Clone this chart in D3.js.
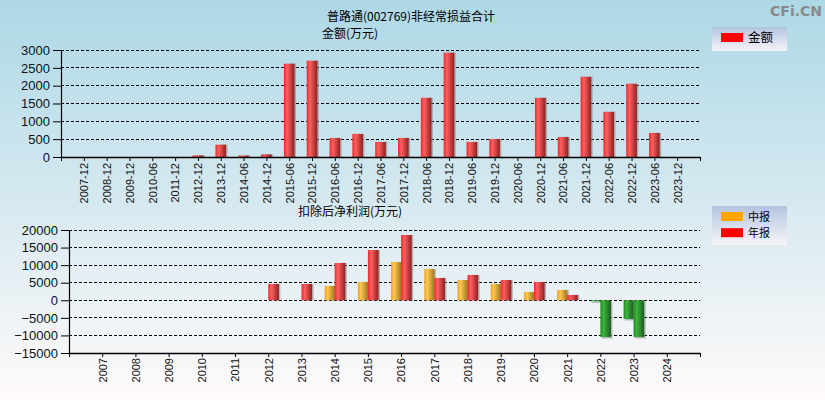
<!DOCTYPE html>
<html><head><meta charset="utf-8">
<script src="https://cdn.jsdelivr.net/npm/d3@7"></script>
<style>html,body{margin:0;padding:0;overflow:hidden}</style>
</head><body>
<svg id="c" width="825" height="400"></svg>
<script>
// ---- data ----
const topCategories = ["2007-12","2008-12","2009-12","2010-06","2011-12","2012-12","2013-12","2014-06","2014-12","2015-06","2015-12","2016-06","2016-12","2017-06","2017-12","2018-06","2018-12","2019-06","2019-12","2020-06","2020-12","2021-06","2021-12","2022-06","2022-12","2023-06","2023-12"];
const topValues = [0,0,0,0,0,45,345,40,75,2616,2700,534,647,422,534,1659,2925,422,506,0,1659,562,2250,1266,2053,675,0];
const topTicks = [0,500,1000,1500,2000,2500,3000];

const years = ["2007","2008","2009","2010","2011","2012","2013","2014","2015","2016","2017","2018","2019","2020","2021","2022","2023","2024"];
const midValues =    [null,null,null,null,null,null,null,4076,5213,10900,8910,5782,4645,2370,2938,-300,-5308,null];
const annualValues = [null,null,null,null,null,4645,4645,10616,14313,18578,6351,7204,5782,5213,1517,-10427,-10427,null];
const bottomTicks = [-15000,-10000,-5000,0,5000,10000,15000,20000];

const titleText = "普路通(002769)非经常损益合计";
const topLabel = "金额(万元)";
const bottomLabel = "扣除后净利润(万元)";

// ---- drawing ----
const svg = d3.select("#c");
const defs = svg.append("defs");
const bg = defs.append("linearGradient").attr("id","bg").attr("x1",0).attr("y1",0).attr("x2",0).attr("y2",1);
bg.append("stop").attr("offset","0%").attr("stop-color","#add8e6");
bg.append("stop").attr("offset","100%").attr("stop-color","#fffafa");
const lg = defs.append("linearGradient").attr("id","lg").attr("x1",0).attr("y1",0).attr("x2",0).attr("y2",1);
lg.append("stop").attr("offset","0%").attr("stop-color","#b4c4e0");
lg.append("stop").attr("offset","100%").attr("stop-color","#f6f4f8");
function barGrad(id, c0, c1, c2){
  const g = defs.append("linearGradient").attr("id",id).attr("x1",0).attr("y1",0).attr("x2",1).attr("y2",0);
  g.append("stop").attr("offset","0%").attr("stop-color",c0);
  g.append("stop").attr("offset","30%").attr("stop-color",c1);
  g.append("stop").attr("offset","100%").attr("stop-color",c2);
}
barGrad("gRed","#f02828","#ff6060","#902020");
barGrad("gOrange","#f0a020","#ffc850","#a07820");
barGrad("gGreen","#1e8a1e","#3cb43c","#1e5a1e");

svg.append("rect").attr("width",825).attr("height",400).attr("fill","url(#bg)");

const tickFont = "'Liberation Sans', Arial, sans-serif";
const cjkFont = "'Noto Sans CJK SC', sans-serif";

// titles
svg.append("text").attr("x",411).attr("y",20.5).attr("text-anchor","middle")
  .attr("font-family",cjkFont).attr("font-size",12).attr("fill","#000").text(titleText);
svg.append("text").attr("x",322).attr("y",37.5).attr("font-family",cjkFont).attr("font-size",12).attr("fill","#000").text(topLabel);
svg.append("text").attr("x",298).attr("y",216).attr("font-family",cjkFont).attr("font-size",12).attr("fill","#000").text(bottomLabel);
svg.append("text").attr("x",822).attr("y",16).attr("text-anchor","end")
  .attr("font-family","'DejaVu Sans', sans-serif").attr("font-weight","bold").attr("font-size",14).attr("fill","#8a8a8a").text("CFi.CN");

function drawPanel(opt){
  const g = svg.append("g");
  const x = d3.scaleLinear().domain([0, opt.cats.length + 1]).range([opt.x0, opt.x1]);
  const y = d3.scaleLinear().domain(opt.domain).range([opt.y0, opt.y1]);
  // gridlines
  g.selectAll(".grid").data(opt.ticks.filter(t => t !== opt.domain[0])).enter().append("line")
    .attr("x1",opt.x0).attr("x2",opt.x1).attr("y1",d=>y(d)).attr("y2",d=>y(d))
    .attr("stroke","#000").attr("stroke-dasharray","3,2").attr("shape-rendering","crispEdges");
  // bars
  opt.series.forEach(s => {
    const data = s.values.map((v,i)=>({v,i})).filter(d => d.v !== null && d.v !== 0);
    // shadow
    g.selectAll(null).data(data).enter().append("rect")
      .attr("x", d => x(d.i+1) + s.off + 1.5)
      .attr("y", d => Math.min(y(d.v), y(0)) + (d.v<0?1.5:0))
      .attr("width", s.w)
      .attr("height", d => Math.abs(y(d.v)-y(0)))
      .attr("fill","#8a8a8a").attr("opacity",0.6);
    g.selectAll(null).data(data).enter().append("rect")
      .attr("x", d => x(d.i+1) + s.off)
      .attr("y", d => Math.min(y(d.v), y(0)))
      .attr("width", s.w)
      .attr("height", d => Math.abs(y(d.v)-y(0)))
      .attr("fill", d => d.v < 0 ? "url(#gGreen)" : s.fill);
  });
  // y axis
  const ya = d3.axisLeft(y).tickValues(opt.ticks).tickSize(8).tickPadding(3).tickFormat(d3.format("d"));
  const yg = g.append("g").attr("transform",`translate(${opt.x0},0)`).call(ya);
  yg.select(".domain").attr("stroke","#000").attr("stroke-width",1.2);
  yg.selectAll(".tick line").attr("stroke","#000");
  yg.selectAll(".tick text").attr("font-family",tickFont).attr("font-size",13).attr("fill","#111");
  // x axis
  const xa = d3.axisBottom(x).tickValues(d3.range(0, opt.cats.length + 2)).tickSize(4).tickSizeOuter(0)
    .tickFormat(i => (i>=1 && i<=opt.cats.length) ? opt.cats[i-1] : "");
  const xg = g.append("g").attr("transform",`translate(0,${opt.y0})`).call(xa);
  xg.select(".domain").attr("stroke","#000").attr("stroke-width",1.5);
  xg.selectAll(".tick line").attr("stroke","#000");
  xg.selectAll(".tick text").attr("font-family",tickFont).attr("font-size",11).attr("fill","#111")
    .attr("transform","rotate(-90)").attr("text-anchor","end").attr("x",-opt.labelGap).attr("y",0).attr("dy","0.35em");
}

drawPanel({cats:topCategories, x0:61, x1:700, y0:157, y1:50, domain:[0,3000], ticks:topTicks, labelGap:6,
  series:[{values:topValues, off:-5.3, w:10.6, fill:"url(#gRed)"}]});
drawPanel({cats:years, x0:69, x1:700, y0:353, y1:230, domain:[-15000,20000], ticks:bottomTicks, labelGap:5,
  series:[{values:midValues, off:-10, w:10, fill:"url(#gOrange)"},{values:annualValues, off:0, w:10.6, fill:"url(#gRed)"}]});

// legends
function legend(y, h, items, fs, step){
  const g = svg.append("g");
  g.append("rect").attr("x",712).attr("y",y).attr("width",75).attr("height",h).attr("fill","url(#lg)");
  items.forEach((it,k)=>{
    g.append("rect").attr("x",721).attr("y",y+6+k*step).attr("width",22).attr("height",9).attr("fill",it.c);
    g.append("text").attr("x",748).attr("y",y+15+k*step).attr("font-family",cjkFont).attr("font-size",fs).attr("fill","#000").text(it.t);
  });
}
legend(27, 24, [{t:"金额", c:"#ff0000"}], 12.5, 0);
legend(206, 39, [{t:"中报", c:"#ffa500"},{t:"年报", c:"#ff0000"}], 11, 16.2);
</script>
</body></html>
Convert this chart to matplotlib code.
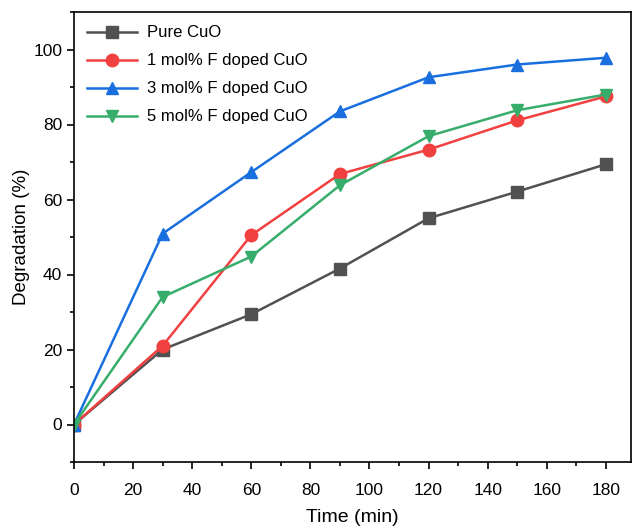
#!/usr/bin/env python3

import matplotlib
matplotlib.use("Agg")
from matplotlib import pyplot as plt
from matplotlib.ticker import MultipleLocator

# * Data

TIME = [0, 30, 60, 90, 120, 150, 180]  # [min]
PURE_CUO = [0, 20.0, 29.4, 41.6, 55.0, 62.1, 69.4]
F1_CUO = [0, 21.0, 50.5, 66.8, 73.3, 81.1, 87.5]
F3_CUO = [0, 50.9, 67.3, 83.5, 92.6, 96.0, 97.8]
F5_CUO = [0, 34.0, 44.8, 63.8, 76.9, 83.8, 88.0]
LABELS = ["Pure CuO", "1 mol% F doped CuO", "3 mol% F doped CuO", "5 mol% F doped CuO"]

# * Style

COLORS = ["#515151", "#F14040", "#1A6FDF", "#37AD6B"]
MARKERS = ["s", "o", "^", "v"]
plt.rcParams["font.family"] = ["Liberation Sans", "DejaVu Sans"]
plt.rcParams["font.size"] = 12.5

# * Plot

fig = plt.figure(figsize=(6.33, 5.29), dpi=100)
ax = fig.add_axes([74 / 633, 1 - 462 / 529, (631 - 74) / 633, 450 / 529])

series = [PURE_CUO, F1_CUO, F3_CUO, F5_CUO]
for vals, lab, col, mk in zip(series, LABELS, COLORS, MARKERS):
    ax.plot(TIME, vals, color=col, marker=mk, label=lab, lw=1.8, ms=9)

ax.set_xlim(0, 188.5)
ax.set_ylim(-10, 110)
ax.xaxis.set_major_locator(MultipleLocator(20))
ax.xaxis.set_minor_locator(MultipleLocator(10))
ax.set_yticks([0, 20, 40, 60, 80, 100])
ax.yaxis.set_minor_locator(MultipleLocator(10))
ax.tick_params(which="major", direction="out", length=5, width=1.2)
ax.tick_params(which="minor", direction="out", length=3, width=1.2)
ax.tick_params(axis="x", which="major", pad=10)
for sp in ax.spines.values():
    sp.set_linewidth(1.2)

ax.set_xlabel("Time (min)", fontsize=14, labelpad=8)
ax.set_ylabel("Degradation (%)", fontsize=13.5, labelpad=2)
ax.legend(loc="upper left", frameon=False, handlelength=3.0, fontsize=12,
          borderaxespad=0.4, labelspacing=0.78, handletextpad=0.6)

fig.savefig("out.png", dpi=100)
────────
Required work => From the entries above, copy out every line where the string "chart" appears.

Response to the task =>
Clone this chart in D3.js.
Convert this chart to matplotlib code.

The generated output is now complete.